Set Shaping Theory and the Foundations of Redundancy-Free Testable Codes

TL;DR

This paper introduces a novel approach based on Set Shaping Theory to transform sequences into longer, structured sets that enable error detection without increasing redundancy or information content.

Contribution

It demonstrates that sequences can be extended and structured to be testable and error-detectable without adding redundancy, using carefully selected sequence sets.

Findings

Sequences can be extended while reducing complexity.

Structured sequence sets enable error detection without extra redundancy.

The approach simplifies encoding for testability.

Abstract

To render a sequence testable, namely capable of identifying and detecting errors, it is necessary to apply a transformation that increases its length by introducing statistical dependence among symbols, as commonly exemplified by the addition of parity bits.
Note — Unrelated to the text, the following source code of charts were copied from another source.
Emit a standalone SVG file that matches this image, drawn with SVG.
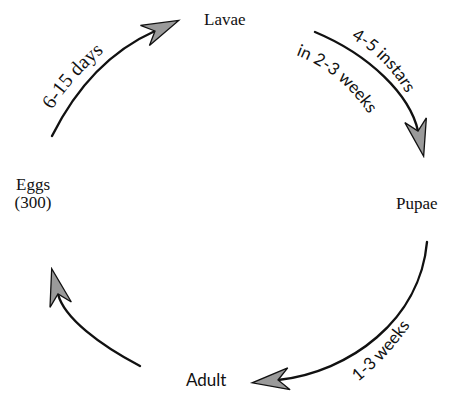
<svg xmlns="http://www.w3.org/2000/svg" width="451" height="396" viewBox="0 0 451 396">
<style>
.node{font-family:"Liberation Serif",serif;font-size:17px;fill:#111}
.sans{font-family:Lato,"Liberation Sans",sans-serif;font-size:17px;fill:#111}
.lbl{font-family:"Liberation Serif",serif;font-size:20px;fill:#111}
.lbls{font-family:Lato,"Liberation Sans",sans-serif;font-size:17px;fill:#111}
.arc{fill:none;stroke:#111;stroke-width:2.4;stroke-linecap:round}
</style>
<defs>
<marker id="ah" markerUnits="userSpaceOnUse" viewBox="-1 -1 40 24" markerWidth="40" markerHeight="24" refX="11" refY="11" orient="auto">
<path d="M0,0 L37,11 L0,22 L11,11 Z" fill="#9a9a9a" stroke="#111" stroke-width="1.3" stroke-linejoin="miter"/>
</marker>
<path id="p1" d="M52,110 Q80,66 126,36"/>
<path id="p2" d="M351,38 Q390,60 412,104"/>
<path id="p3" d="M296,55 Q349,75 380,133"/>
<path id="p4" d="M358,382 Q392,354 418,314"/>
</defs>
<rect width="451" height="396" fill="#fff"/>
<g id="connectors">
<path class="arc" d="M52,136 Q90,60 155,31" marker-end="url(#ah)"/>
<path class="arc" d="M315,32 C370,55 410,95 418,131" marker-end="url(#ah)"/>
<path class="arc" d="M427,242 C420,320 350,372 278,380" marker-end="url(#ah)"/>
<path class="arc" d="M140,366 C100,345 64,318 58,294" marker-end="url(#ah)"/>
<text class="lbl"><textPath href="#p1">6-15 days</textPath></text>
<text class="lbls"><textPath href="#p2">4-5 instars</textPath></text>
<text class="lbls"><textPath href="#p3">in 2-3 weeks</textPath></text>
<text class="lbls"><textPath href="#p4">1-3 weeks</textPath></text>
</g>
<g id="lavae"><text class="node" x="204" y="25">Lavae</text></g>
<g id="pupae"><text class="node" x="396" y="209">Pupae</text></g>
<g id="eggs"><text class="node" x="33" y="190" text-anchor="middle">Eggs</text><text class="node" x="33" y="208" text-anchor="middle">(300)</text></g>
<g id="adult"><text class="sans" x="186" y="386">Adult</text></g>
</svg>
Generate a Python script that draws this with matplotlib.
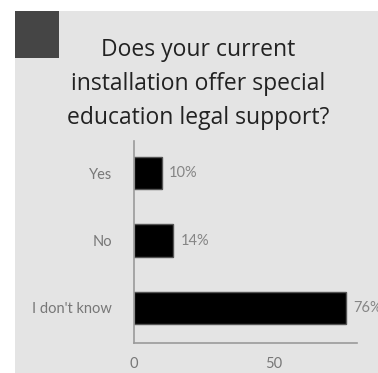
import matplotlib.pyplot as plt
from matplotlib.patches import Rectangle

answers = ['I don\'t know', 'No', 'Yes']
shares = [76, 14, 10]
title = 'Does your current\ninstallation offer special\neducation legal support?'

W, H = 378, 373
fig = plt.figure(figsize=(W / 100, H / 100), dpi=100, facecolor='white')

# grey card behind the chart, dark corner block
fig.patches.append(Rectangle((15 / W, 0), 1 - 15 / W, (H - 11) / H,
                             transform=fig.transFigure, facecolor='#e4e4e4',
                             edgecolor='none', zorder=-2))
fig.patches.append(Rectangle((15 / W, (H - 58) / H), 44 / W, 47 / H,
                             transform=fig.transFigure, facecolor='#454545',
                             edgecolor='none', zorder=-1))

fig.text(198 / W, (H - 84) / H, title, ha='center', va='center',
         fontsize=16.5, family='Open Sans', color='#222222', linespacing=1.58)

ax = fig.add_axes([134 / W, (H - 343) / H, (357 - 134) / W, (343 - 141) / H])
ax.set_zorder(3)
ax.set_facecolor('none')
ypos = range(len(answers))
bars = ax.barh(ypos, shares, height=0.48, color='black', edgecolor='#555555', linewidth=1)
# percentage labels; the last one runs past the card edge
for y, v in zip(ypos, shares):
    ax.text(v + 2.6, y, f'{v}%', va='center', ha='left', fontsize=10.5,
            family='Lato', color='#858585', clip_on=False)

ax.set_xlim(0, 80)
ax.set_ylim(-0.52, 2.48)
ax.set_yticks(list(ypos))
ax.set_yticklabels(answers, family='Lato', fontsize=10.5, color='#777777')
ax.set_xticks([0, 50])
ax.set_xticklabels(['0', '50'], family='Lato', fontsize=10.5, color='#777777')
ax.tick_params(axis='y', length=0, pad=16)
ax.tick_params(axis='x', length=0, pad=10)
for s in ['top', 'right']:
    ax.spines[s].set_visible(False)
for s in ['left', 'bottom']:
    ax.spines[s].set_color('#9a9a9a')
    ax.spines[s].set_linewidth(1.2)

fig.savefig('out.png', dpi=100, facecolor='white')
However, since the decoder does not have prior knowledge of the original symbols, it must treat the artificially introduced symbols as if they were independent. Consequently, these additional symbols must be transmitted, even though their conditional probability, under ideal and error free conditions, would be zero. This sequence extension implies that not all symbol combinations of the new length are practically realizable: if an error modifies a sequence, making it inadmissible such an error becomes detectable. Recent developments in Set Shaping Theory have revealed a surprising result: it is always possible to transform a sequence into a longer version by carefully selecting which longer sequences are allowed, in such a way that the overall set of sequences becomes more structured and less complex than the original. This means that even though the sequence is extended and dependencies are introduced between symbols, the total amount of information contained in the new set does not increase proportionally on the contrary, it can be slightly reduced. In other words, one can construct a new set of longer sequences where each one corresponds uniquely to an original sequence, but the entire set is designed in such a way that it can be treated as if the symbols were independent, making encoding simpler. This allows sequence to become testable capable of detecting errors without adding visible redundancy or increasing the informational content.